The Bayesian system can learn from just a few examples, and it can generalize more widely. This top-down approach, though, requires a lot of work up front to articulate the right set of hypotheses. And designers of both types of systems can run into similar hurdles. The two approaches work only on relatively narrow and well-defined problems, such as recognizing written characters or cats or playing Atari games.
Children do not labor under the same constraints. Developmental psychologists have found that young children somehow combine the best qualities of each approach—and then take them much further. Augie can learn from just one or two examples, the way a top-down system does. But he also somehow extracts new concepts from the data themselves, like a bottom-up system. These concepts were not there to begin with.
Augie can actually do much more. He immediately recognizes cats and tells letters apart, but he can also make creative and surprising new inferences that go far beyond his experience or background knowledge. He recently explained that if an adult wants to become a child again he or she should try not eating any healthy vegetables, because they make a child grow into an adult. We have almost no idea how this kind of creative reasoning emerges.
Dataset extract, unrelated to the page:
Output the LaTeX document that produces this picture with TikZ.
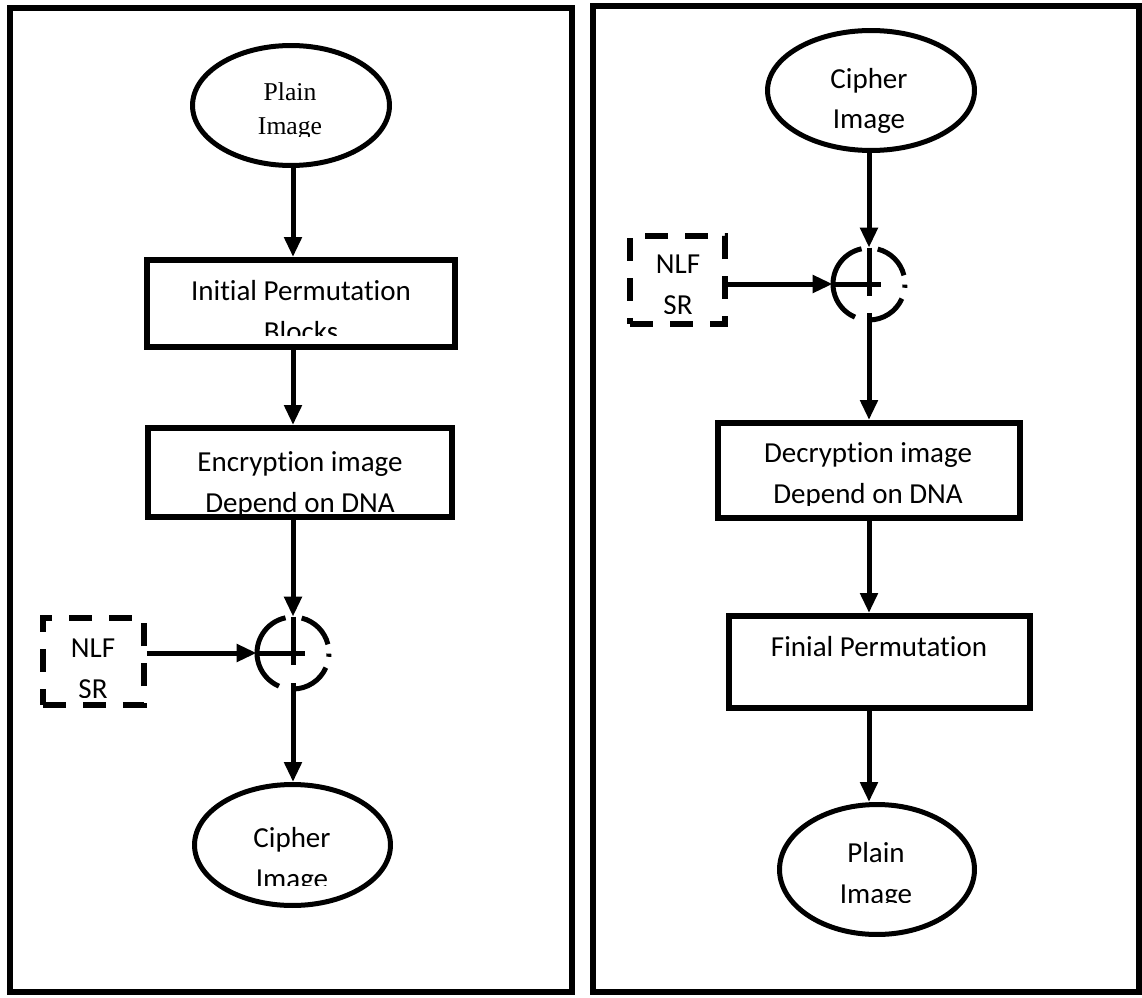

We should recall the still mysterious powers of the human mind when we hear claims that AI is an existential threat. Artificial intelligence and machine learning sound scary. And in some ways, they are. The military is researching ways to use these systems to control weapons. Natural stupidity can wreak far more havoc than artificial intelligence, and we humans will need to be much smarter than we have been in the past to properly regulate the new technologies. Moore’s law is an influential force: even if advances in computing result from quantitative increases in data and computer power, rather than conceptual revolutions in our understanding of the mind, they can still have momentous, practical consequences. That said, we shouldn’t think that a new technological golem is about to be unleashed on the world.